Your one-stop shop for everything related to the Peace of Westphalia

As you may have read, negotiations between Russia and Ukraine are being carried out in person in Istanbul. This seems like a big win for Turkey’s prestige, and specifically for Recep Erdogan. It also seems like the negotiations are progressing, at least to some extent. Russia is pulling back from around Kiev and Chernigov, and Ukraine made a formal proposal.

We are still a long way from ending the war, admittedly. Negotiations could be broken off and re-started elsewhere, so the idea of a “Treaty of Istanbul” is premature. Still, it seems the most likely outcome at this time.
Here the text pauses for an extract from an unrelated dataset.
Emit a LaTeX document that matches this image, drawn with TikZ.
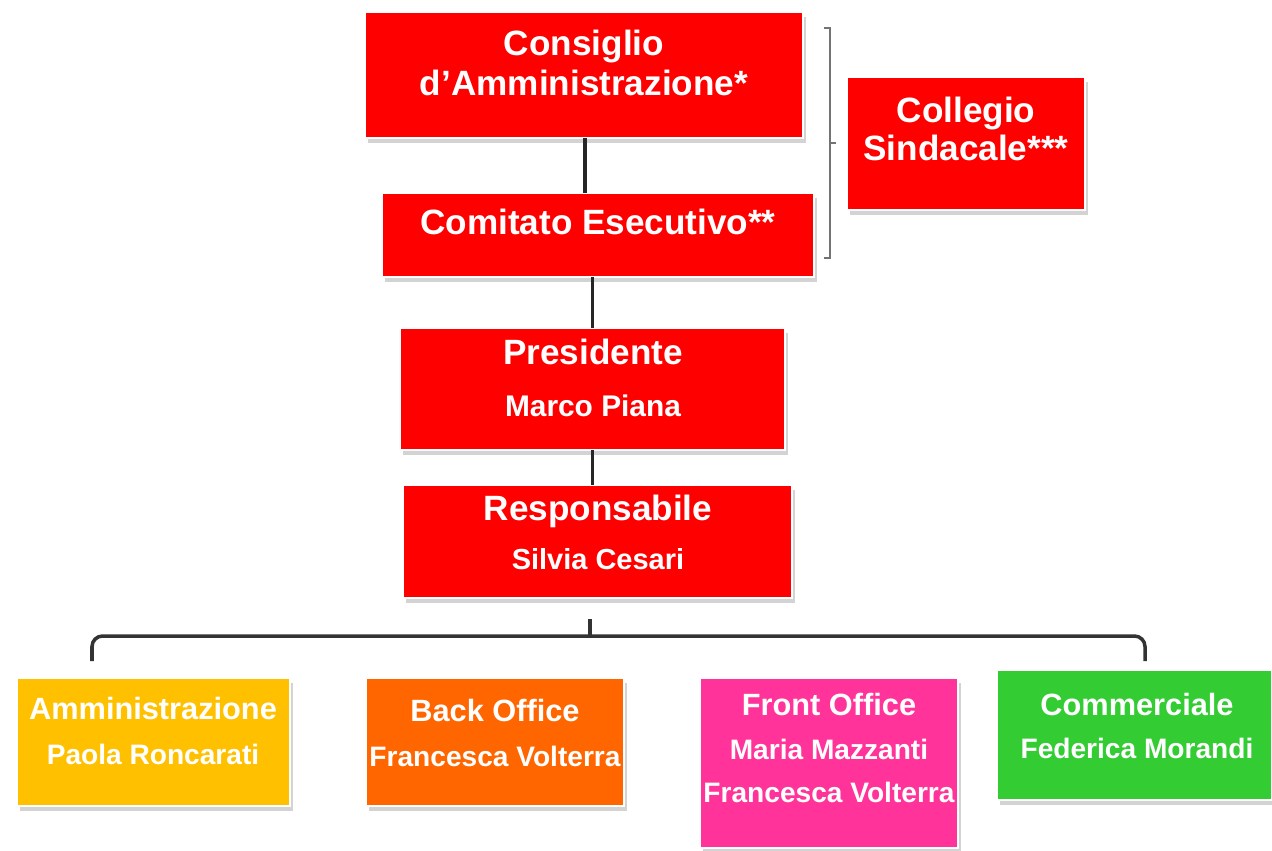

You may wonder why some wars are ended by the “Treaty of Such-and-such” and others by the “Peace of Such-and-such.” The short answer is that I don’t know. In the case of Westphalia, it is particularly appropriate to call it a “peace” because there is no such thing as a Treaty of Westphalia. There are two treaties, the Treaty of Münster and the Treaty of Osnabrück, that were signed on the same day (in fact, both were signed in Münster) and were specifically held to constitute a single agreement. “Peace of Westphalia” is therefore an obvious and appropriate name. It is also natural because Münster and Osnabrück were relatively minor towns of no special fame, so the delegates wrote of their experience in “Westphalia” as well as their time in the congress cities.

In the case of wars ended by a single treaty, e.g. the Treaty of Cateau-Cambrésis (1559), it makes sense to call it a “treaty” rather than a “peace,” although I suppose you could call it either (and I’m sure historians at various times have used both in almost every case). Over time, the advent of multilateral wars and negotiations resulted in wars’ increasingly being ended by more than one treaty. The War of Spanish Succession, for instance, was concluded by at least three treaties, those of Utrecht, Rastatt, and Baden. The three were signed at different times over a span of more than a year. The Treaty of Utrecht, the first of them, was the largest, and it made peace between France and several nations: Great Britain, the Dutch Republic, Portugal, Prussia, and Savoy. So there is some reason to call it the “Peace of Utrecht” even if it was a single document, and it seems logical to extend that term to the other, related treaties that ended the same war. The option of calling it by the region, as Westphalia was, is limited by two thing: Utrecht is already a province as well as a city; and the treaties of Rastatt and Baden were not even signed in the Dutch Republic, but in the Empire, so they share no common region as Münster and Osnabrück do. Strangely, one hardly ever sees a name given to the final act of the Congress of Vienna; one speaks of the “Congress of Vienna” but not the “Peace of Vienna” nor the “Treaty of Vienna.”